Nashville, fascinatingly, is constantly on the verge of collapse. It's a film without a single protagonist: there's 24 of them, plus many other who swoop in when necessary. Inevitably, the narrative follows tangents at every possible opportunity, while also bringing most of the major players together during a number of busy central setpieces. The visual style is ramshackle, almost as if the camera operator is desperately darting from person to person, breathlessly arriving just in time to capture the important moment. We could say something similar about the editing: the multi-perspective structure a precarious house of cards, regularly giving pivotal characters fifteen seconds or less of screen time before urgently cutting away to someone or something else.

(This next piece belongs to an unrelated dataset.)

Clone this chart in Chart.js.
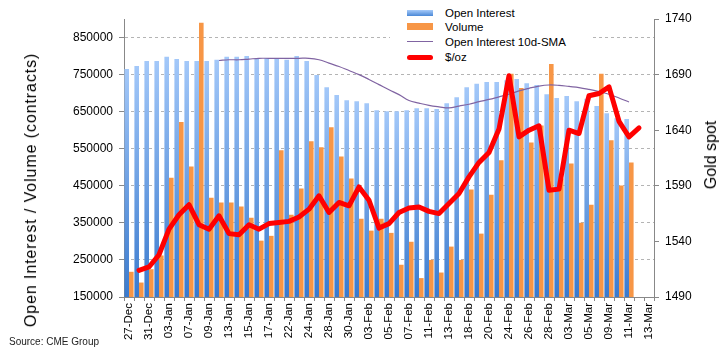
<!DOCTYPE html>
<html>
<head>
<meta charset="utf-8">
<script src="https://cdn.jsdelivr.net/npm/chart.js@4.4.0/dist/chart.umd.min.js"></script>
<style>
  body { margin: 0; background: #fff; }
  #wrap { position: relative; width: 728px; height: 354px; font-family: "Liberation Sans", Arial, sans-serif; color: #000; }
  #chart { position: absolute; left: 0; top: 0; }
  .vtitle { position: absolute; white-space: nowrap; transform: translate(-50%, -50%) rotate(-90deg); font-size: 16px; }
  #legend { position: absolute; left: 390px; top: 0; width: 200px; height: 64px; background: #fff; font-size: 11.5px; }
  .row { position: absolute; left: 0; height: 14px; line-height: 14px; }
  .row span.t { position: absolute; left: 55px; top: 0; white-space: nowrap; }
  .sw { position: absolute; left: 17px; width: 26px; }
  #source { position: absolute; left: 9px; top: 336px; font-size: 10px; color: #222; white-space: nowrap; }
</style>
</head>
<body>
<div id="wrap">
  <canvas id="chart" width="728" height="354"></canvas>
  <div class="vtitle" style="left:31px; top:190px; letter-spacing:0.9px;">Open Interest / Volume (contracts)</div>
  <div class="vtitle" style="left:711px; top:155px;">Gold spot</div>
  <div id="legend">
    <div class="row" style="top:6px"><div class="sw" style="top:4px;height:6px;background:linear-gradient(#a7cbfa,#4a88d6);"></div><span class="t">Open Interest</span></div>
    <div class="row" style="top:20px"><div class="sw" style="top:3px;height:7px;background:#f79646;"></div><span class="t">Volume</span></div>
    <div class="row" style="top:35px"><div class="sw" style="top:6px;height:1px;background:#8064a2;"></div><span class="t">Open Interest 10d-SMA</span></div>
    <div class="row" style="top:50px"><div class="sw" style="top:5px;height:5px;border-radius:3px;background:#ff0000;"></div><span class="t">$/oz</span></div>
  </div>
  <div id="source">Source: CME Group</div>
</div>
<script>
// x labels shown on every other trading day
const tickLabels = ['27-Dec','31-Dec','03-Jan','07-Jan','09-Jan','13-Jan','15-Jan','17-Jan','22-Jan','24-Jan',
  '28-Jan','30-Jan','03-Feb','05-Feb','07-Feb','11-Feb','13-Feb','18-Feb','20-Feb','24-Feb',
  '26-Feb','28-Feb','03-Mar','05-Mar','09-Mar','11-Mar','13-Mar']

const openInterest = [765000,773000,787000,787000,798000,792000,787000,787000,787000,790000,
  798000,798000,800000,792000,795000,792000,790000,800000,787000,749000,
  716000,695000,681000,678000,673000,654000,651000,651000,654000,659000,
  659000,657000,673000,689000,716000,725000,730000,730000,735000,738000,
  727000,722000,697000,687000,692000,678000,685000,665000,646000,632000,
  630000,null,null]

const volume = [218000,189000,225000,262000,472000,622000,502000,890000,418000,405000,
  405000,394000,364000,302000,315000,546000,372000,443000,570000,554000,
  608000,529000,470000,361000,329000,361000,323000,237000,299000,201000,
  250000,216000,286000,250000,440000,321000,426000,519000,752000,714000,
  567000,613000,779000,470000,510000,350000,399000,752000,573000,451000,
  513000,null,null]

const oiSma = [null,null,null,null,null,null,null,null,null,788000,
  790000,790000,792000,794000,794000,794000,794000,794000,794000,790000,
  781000,772000,761000,750000,737000,723000,709000,696000,680000,673000,
  667000,663000,660000,665000,670000,677000,683000,690000,697000,706000,
  713000,719000,722000,721000,718000,715000,710000,704000,697000,687000,
  676000,null,null]

const goldSpot = [null,1514,1517,1528,1551,1564,1573,1555,1551,1563,
  1547,1546,1555,1551,1556,1557,1558,1562,1569,1581,
  1566,1575,1572,1589,1577,1552,1556,1566,1570,1571,
  1567,1565,1574,1583,1598,1611,1620,1641,1689,1634,
  1640,1644,1586,1587,1640,1637,1671,1673,1679,1648,
  1634,1642,null]

const leftTicks = [150000,250000,350000,450000,550000,650000,750000,850000]

let categories = []
tickLabels.forEach((t, i) => {
  categories.push(t)
  if (i < tickLabels.length - 1) categories.push('')
})

const font = 'Liberation Sans, Arial, sans-serif'

function blueFill(c) {
  const chart = c.chart
  const area = chart.chartArea
  if (!area || c.raw == null) return '#8db8f0'
  const top = chart.scales.y.getPixelForValue(c.raw)
  const g = chart.ctx.createLinearGradient(0, top, 0, area.bottom)
  g.addColorStop(0, '#a3c8f9')
  g.addColorStop(1, '#3a7acd')
  return g
}

var ctx = document.getElementById('chart').getContext('2d')
var chart = new Chart(ctx, {
  type: 'bar',
  data: {
    labels: categories,
    datasets: [{
      type: 'line',
      label: '$/oz',
      data: goldSpot,
      yAxisID: 'y1',
      borderColor: '#ff0000',
      borderWidth: 5,
      borderJoinStyle: 'round',
      borderCapStyle: 'round',
      pointRadius: 0,
      tension: 0,
      order: 1
    }, {
      type: 'line',
      label: 'Open Interest 10d-SMA',
      data: oiSma,
      yAxisID: 'y',
      borderColor: '#8064a2',
      borderWidth: 1.2,
      pointRadius: 0,
      tension: 0.4,
      order: 2
    }, {
      label: 'Open Interest',
      data: openInterest,
      yAxisID: 'y',
      backgroundColor: blueFill,
      categoryPercentage: 0.92,
      barPercentage: 1,
      order: 3
    }, {
      label: 'Volume',
      data: volume,
      yAxisID: 'y',
      backgroundColor: '#f79646',
      categoryPercentage: 0.92,
      barPercentage: 1,
      order: 4
    }]
  },
  options: {
    responsive: false,
    animation: false,
    layout: { padding: { top: 19, left: 0, right: 0, bottom: 0 } },
    plugins: { legend: { display: false }, tooltip: { enabled: false } },
    scales: {
      x: {
        offset: true,
        afterFit: s => { s.height = 57 },
        grid: { offset: true, drawOnChartArea: false, tickLength: 4, color: '#888' },
        border: { color: '#888' },
        ticks: {
          autoSkip: false, maxRotation: 90, minRotation: 90, padding: 2,
          color: '#000', font: { family: font, size: 11.5 },
          callback: (v, i) => categories[i]
        }
      },
      y: {
        position: 'left',
        min: 150000,
        max: 900000,
        afterFit: s => { s.width = 124 },
        afterBuildTicks: s => { s.ticks = leftTicks.map(v => ({ value: v })) },
        grid: { color: '#b4b4b4', tickColor: '#888', tickLength: 5, tickBorderDash: [] },
        border: { color: '#888', dash: [3, 3] },
        ticks: { padding: 6, color: '#000', font: { family: font, size: 12 }, callback: v => String(v) }
      },
      y1: {
        position: 'right',
        min: 1490,
        max: 1740,
        afterFit: s => { s.width = 74 },
        grid: { drawOnChartArea: false, color: '#888', tickLength: 5 },
        border: { color: '#888' },
        ticks: { stepSize: 50, padding: 6, color: '#000', font: { family: font, size: 12 }, callback: v => String(v) }
      }
    }
  }
})
</script>
</body>
</html>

It should be exhausting, it should be frustrating. It should, by all rights, ultimately just surrender to its innate chaos. In a minor cinematic miracle, it doesn't. It's not a short film by any stretch, whizzing past the 150 minute mark, but it's extraordinarily efficient with its finite screentime. It's particularly impressive when at least a third - if not closer to a half - of that is dedicated almost exclusively to musical performances (brief aside: I must confess, as someone who actively dislikes country music, I was genuinely surprised by how enjoyable the musical content is, enlivened by the enthusiasm of the cast performing their own songs, perhaps most notably an impressively convincing Henry Gibson). There are cutaways to action elsewhere as the songs continue in the background, but really there are long stretches when this isn't very far beyond a concert film. That Altman still manages to fit in 24 individual stories, that frequently crossover but by-and-large provide the various characters with their own dedicated arc? Well, it's a juggling act that must be seen to be believed.

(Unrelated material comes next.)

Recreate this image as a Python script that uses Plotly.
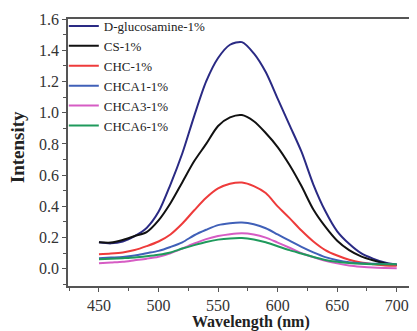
import plotly.graph_objects as go

wavelength = [450, 460, 470, 480, 490, 500, 510, 520, 530, 540, 550, 560, 570,
              580, 590, 600, 610, 620, 630, 640, 650, 660, 670, 680, 690, 700]

d_glucosamine = [0.170, 0.163, 0.175, 0.210, 0.262, 0.365, 0.54, 0.74, 0.98, 1.20, 1.35, 1.435, 1.452,
                 1.38, 1.26, 1.09, 0.92, 0.75, 0.54, 0.37, 0.24, 0.16, 0.10, 0.065, 0.04, 0.025]
cs = [0.170, 0.168, 0.185, 0.210, 0.235, 0.31, 0.42, 0.555, 0.69, 0.80, 0.915, 0.97, 0.985,
      0.945, 0.87, 0.78, 0.665, 0.53, 0.38, 0.27, 0.18, 0.12, 0.08, 0.055, 0.035, 0.025]
chc = [0.094, 0.098, 0.105, 0.12, 0.145, 0.175, 0.22, 0.29, 0.375, 0.455, 0.515, 0.545, 0.553,
       0.53, 0.485, 0.40, 0.325, 0.245, 0.175, 0.12, 0.085, 0.058, 0.04, 0.03, 0.022, 0.02]
chca1 = [0.068, 0.072, 0.076, 0.085, 0.10, 0.115, 0.14, 0.17, 0.215, 0.25, 0.28, 0.292, 0.296,
         0.285, 0.26, 0.22, 0.18, 0.14, 0.105, 0.075, 0.055, 0.042, 0.036, 0.033, 0.031, 0.03]
chca3 = [0.035, 0.04, 0.045, 0.055, 0.065, 0.078, 0.10, 0.13, 0.162, 0.19, 0.21, 0.222, 0.228,
         0.22, 0.20, 0.168, 0.135, 0.10, 0.075, 0.052, 0.035, 0.022, 0.014, 0.008, 0.005, 0.003]
chca6 = [0.062, 0.065, 0.068, 0.072, 0.08, 0.09, 0.105, 0.13, 0.152, 0.172, 0.187, 0.195, 0.197,
         0.188, 0.17, 0.145, 0.12, 0.098, 0.076, 0.057, 0.045, 0.037, 0.032, 0.03, 0.03, 0.03]

series_names = ["D-glucosamine-1%", "CS-1%", "CHC-1%", "CHCA1-1%", "CHCA3-1%", "CHCA6-1%"]
series_values = [d_glucosamine, cs, chc, chca1, chca3, chca6]
series_colors = ["#2a2a84", "#111111", "#ee3b3b", "#4060b8", "#d65cc4", "#1f9a5c"]

font_family = "Liberation Serif, Times New Roman, serif"

fig = go.Figure()
for name, vals, col in zip(series_names, series_values, series_colors):
    fig.add_trace(go.Scatter(x=wavelength, y=vals, name=name, mode="lines",
                             line=dict(color=col, width=2, shape="spline", smoothing=0.8)))

axis_common = dict(showgrid=False, zeroline=False, showline=True, linecolor="#555555", linewidth=1.5,
                   ticks="outside", ticklen=4, tickwidth=1.2, tickcolor="#555555",
                   tickfont=dict(family=font_family, size=16, color="#333333"))

fig.update_xaxes(range=[424, 717], tickmode="array", tickvals=[450, 500, 550, 600, 650, 700],
                 mirror=True,
                 minor=dict(ticks="outside", ticklen=3, tickcolor="#555555", dtick=25, tick0=450),
                 **axis_common)
fig.update_yaxes(range=[-0.11, 1.6], tickmode="array",
                 tickvals=[0.0, 0.2, 0.4, 0.6, 0.8, 1.0, 1.2, 1.4, 1.6],
                 ticktext=["0.0", "0.2", "0.4", "0.6", "0.8", "1.0", "1.2", "1.4", "1.6"],
                 minor=dict(ticks="outside", ticklen=3, tickcolor="#555555", dtick=0.1, tick0=0),
                 **axis_common)

fig.add_annotation(text="<b>Wavelength (nm)</b>", xref="paper", yref="paper",
                   x=0.524, y=-0.133, xanchor="center", yanchor="middle", showarrow=False,
                   font=dict(family=font_family, size=16, color="#222222"))
fig.add_annotation(text="<b>Intensity</b>", xref="paper", yref="paper",
                   x=-0.146, y=0.52, xanchor="center", yanchor="middle", showarrow=False,
                   textangle=-90, font=dict(family=font_family, size=19, color="#222222"))

# The page body has an 8px default margin, so the figure is sized to fit the window.
fig.update_layout(
    width=409, height=323,
    margin=dict(l=60, r=0, t=11, b=45),
    paper_bgcolor="white", plot_bgcolor="white",
    showlegend=True,
    legend=dict(x=-0.012, y=1.03, xanchor="left", yanchor="top", bgcolor="rgba(0,0,0,0)",
                font=dict(family=font_family, size=13, color="#222222"),
                tracegroupgap=0),
)

fig.write_html("out.html")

These are a varied bunch of tales too, merrily leapfrogging genres from moment to moment. Alongside the music, there's plenty of comedy - whether that's Shelly Duvall's character Martha, farcically feeding on the fame and attention of others, or a madcap early film traffic jam that almost resembles something from Week End or a Jacques Tati film. There's plenty of drama, most poignantly perhaps the segments focused on Linnea Reese (Lily Tomlin), and her destructive but mutually passionate affair with up-and-coming star Tom (Keith Carradine): a relationship that culminates in one of cinema's cruelest and most tragic telephone calls, where Tomlin's silence response is heartbreaking and Carradine's clearly grimacing at his own casual nastiness. There's a thriller element too - what exactly is that mysterious soldier (Scott Glenn) stalking superstar Barbara Jean (Ronee Blakley) up to? That ominous story strand actually leads to a surprising twist, with the violent climax perpetrated by someone else entirely.

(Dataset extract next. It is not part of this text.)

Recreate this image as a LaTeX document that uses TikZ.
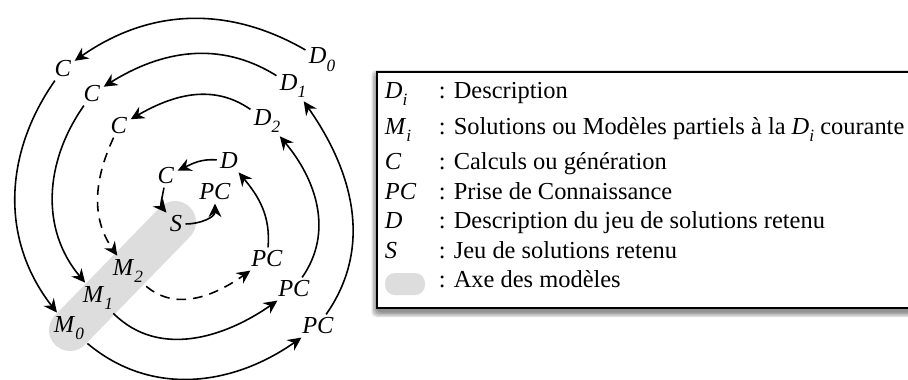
\documentclass[tikz,border=0pt]{standalone}
\usepackage{fontspec}
\setmainfont{Liberation Serif}
\usetikzlibrary{arrows.meta}
\definecolor{axegray}{RGB}{221,221,221}
\newcommand{\idx}[2]{\textit{#1}\raisebox{-0.32em}{\fontsize{9.8}{10}\selectfont\textit{#2}}}

\begin{document}
\begin{tikzpicture}[>={Stealth[length=2.7mm,width=2.6mm,inset=0.9mm]}, line width=0.9pt,
  every node/.style={font=\fontsize{13.9}{16}\selectfont, inner sep=1.5pt},
  partial/.style={dash pattern=on 5.5pt off 4pt}]
\useasboundingbox (0,0) rectangle (18.16,7.58);
% axe des modeles
\coordinate (a0) at (1.40,0.98);
\coordinate (a1) at (3.50,3.14);
\draw[axegray, line width=0.84cm, line cap=round] (a0) -- (a1);
% descriptions
\node (d0) at (6.44,6.39) {\idx{D}{0}};
\node (d1) at (5.86,5.86) {\idx{D}{1}};
\node (d2) at (5.34,5.16) {\idx{D}{2}};
\node (d) at (4.58,4.36) {\textit{D}};
% calculs
\node (c0) at (1.26,6.20) {\textit{C}};
\node (c1) at (1.84,5.70) {\textit{C}};
\node (c2) at (2.38,5.06) {\textit{C}};
\node (c) at (3.32,4.06) {\textit{C}};
% modeles
\node (m0) at (1.38,1.02) {\idx{M}{0}};
\node (m1) at (1.96,1.62) {\idx{M}{1}};
\node (m2) at (2.56,2.16) {\idx{M}{2}};
\node (s) at (3.52,3.10) {\textit{S}};
% prises de connaissance
\node (pc0) at (6.36,1.06) {\textit{PC}};
\node (pc1) at (5.88,1.80) {\textit{PC}};
\node (pc2) at (5.34,2.40) {\textit{PC}};
\node (pc) at (4.30,3.74) {\textit{PC}};
% spirale
\draw[->] (d0) to[out=150,in=35] (c0);
\draw[->] (c0) to[out=235,in=128] (m0);
\draw[->] (m0) to[out=-40,in=215] (pc0);
\draw[->] (pc0) to[out=55,in=305] (d1);
\draw[->] (d1) to[out=148,in=32] (c1);
\draw[->] (c1) to[out=235,in=130] (m1);
\draw[->] (m1) to[out=-45,in=215] (pc1);
\draw[->] (pc1) to[out=55,in=310] (d2);
\draw[->] (d2) to[out=145,in=30] (c2);
\draw[->,partial] (c2) to[out=245,in=125] (m2);
\draw[->,partial] (m2) to[out=-40,in=215] (pc2);
\draw[->] (pc2) to[out=85,in=-50] (d);
\draw[->] (d) to[out=175,in=25] (c);
\draw[->] (c) to[out=260,in=130] (s);
\draw[->] (s) to[out=0,in=-90] (pc);
% legende
\foreach \r in {0.02,0.05,0.08,0.11}
  \fill[black, opacity=0.13, rounded corners=0.1cm] ({7.54-\r},{1.35-\r}) rectangle ({18.4+\r},{6.07+\r});
\draw[fill=white, line width=0.6pt] (7.54,1.42) rectangle (18.4,6.14);
\node[anchor=base west] (ld0) at (7.63,5.62) {\idx{D}{i}};
\node[anchor=base west] (lt0) at (8.71,5.62) {: Description};
\node[anchor=base west] (ld1) at (7.63,4.90) {\idx{M}{i}};
\node[anchor=base west] (lt1) at (8.71,4.90) {: Solutions ou Modèles partiels à la \idx{D}{i} courante};
\node[anchor=base west] (ld2) at (7.63,4.20) {\textit{C}};
\node[anchor=base west] (lt2) at (8.71,4.20) {: Calculs ou génération};
\node[anchor=base west] (ld3) at (7.63,3.60) {\textit{PC}};
\node[anchor=base west] (lt3) at (8.71,3.60) {: Prise de Connaissance};
\node[anchor=base west] (ld4) at (7.63,3.02) {\textit{D}};
\node[anchor=base west] (lt4) at (8.71,3.02) {: Description du jeu de solutions retenu};
\node[anchor=base west] (ld5) at (7.63,2.42) {\textit{S}};
\node[anchor=base west] (lt5) at (8.71,2.42) {: Jeu de solutions retenu};
\fill[axegray, rounded corners=0.2cm] (7.70,1.68) rectangle (8.50,2.12);
\node[anchor=base west] (lt6) at (8.71,1.84) {: Axe des modèles};
\end{tikzpicture}
\end{document}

This storytelling busyness all serves the film's grander ambitions. The Nashville setting is pitch perfect for this examination of 1970s America. Mostly, Altman seems fascinated by the concept of fame - his chosen city, the Capital of Country, is where everyone from the hyper-famous to the lowly wannabe comes together in insightful, weird, wonderful ways. The film's portrait of Sueleen Gay (Gwen Welles), for example, comically exaggerates the delusions of a no-question untalented person who needs to follow her impossible dreams. Her eventual humiliation, though, is one of the film's soberest, grimmest scenes, distorting the audience's preconceptions. It's a complex portrayal of the effects of fame on those who want it, those who have it, those who despise it: Nashville, the beautiful contradiction that it is, is critical, cynical, triumphant, celebratory and so much more, barely taking a breath as it moves from one mode to the next.

It almost seems reductive to me to continue breaking down this film in terms of individual themes, narratives, yada yada yada. Above all, Nashville is simply tremendous fun to watch. It's a film to get drunk on - full of character and ambition, energy and warmth. You could analyse Nashville and surely find vast thematic depths, but so many of its pleasures are immediate. In a world this vast, 157 minutes barely seems like enough time.